By the time of the early Christian era, much of women's ritual and women's ways had eroded. Yet, the dance itself remained throughout the centuries. Perhaps the most well known group to dance was the Gnostics in Greece, Asia Minor, and Rome who traveled throughout Europe. In Gnostic Acts 1, handmaidens are described dancing a ring dance before Sophia, Daughter of Light. They sang the "Hymn of Jesus":

"To the Universe belongs the dancer - Amen

He who does not dance does not know what happens - Amen"

As time passed, the church focused more on subduing matters of the flesh, the spoken word took precedence, and women's rituals were condemned.

In the chapter "WomanDance," Iris points out that the dance tradition once referred to as the exotic danse orientale was dubbed "belly dance" by the man who brought Little Egypt to the Chicago's World Fair in 1893. When Iris created her own dance troupe, she was challenged to create a repertoire that reflected the dance's primary purpose. Originally the dance was performed at the bedside of women in childbirth. The mother-to-be would join dancers circling her bed, and then return to bear down.

In Part Two, "Modern Sacred Dance Today," Iris explores the legacy of the founders of modern dance: Isadora Duncan and Martha Graham, as well as the legendary Mata Hara and Ruth St. Denis. She quotes Martha Graham, " has always seemed to me that, even as a child, I have been aware of unseen things around me, a certain sense of movement. I don't know what to call them, sense beings perhaps or spirits or a kind of energy that stimulates the globe."

In the chapter "The Ecstatic and the Transcendental," Iris portrays dances known in many cultures for release, communication with the divine, and curing illness: the Andalusian Gypsy Baile Flamenco, the Sufi Arabic Zar circle, the Brazilian Macumba, and the Guedra dance of the Berber tribe of Morocco. She also describes various forms of dancing inspired by sacred shapes - circles, labyrinths, mirrors, and serpents - as well as dances to the elements: earth, air, fire, and water.

Although the subject is vast and embraces cultures throughout millennia, Iris has created an enticing portrait. For Iris, Sacred Woman, Sacred Dance became a journey into spiritual Feminism and sacred truths. She writes, "Dance as liturgy or ritual has always been a way to honor the sacred, the mystery, turning the spiral of life and the universal, the ever-present flow of the divine force."

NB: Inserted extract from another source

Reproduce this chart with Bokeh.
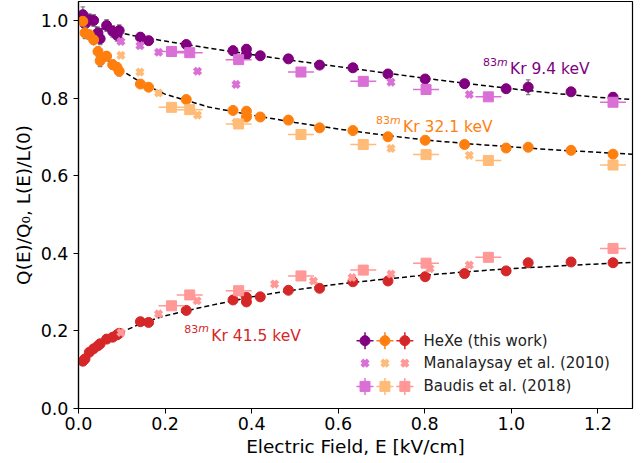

By reclaiming dance in the sacred dimension, women can find the joy of spiritual connection. Sacred dance now has a revival in Methodist, Lutheran, Catholic, Unitarian, and Mennonite churches. Some Jewish synagogues include dance in some forms of worship. Sacred Woman, Sacred Dance includes a resource guide to locate sacred dance in your community.

Every woman has her own dance, a celebration of her life, sensuality, and experience of pain and joy. To find your way back to the dance, reading this book is a way to begin.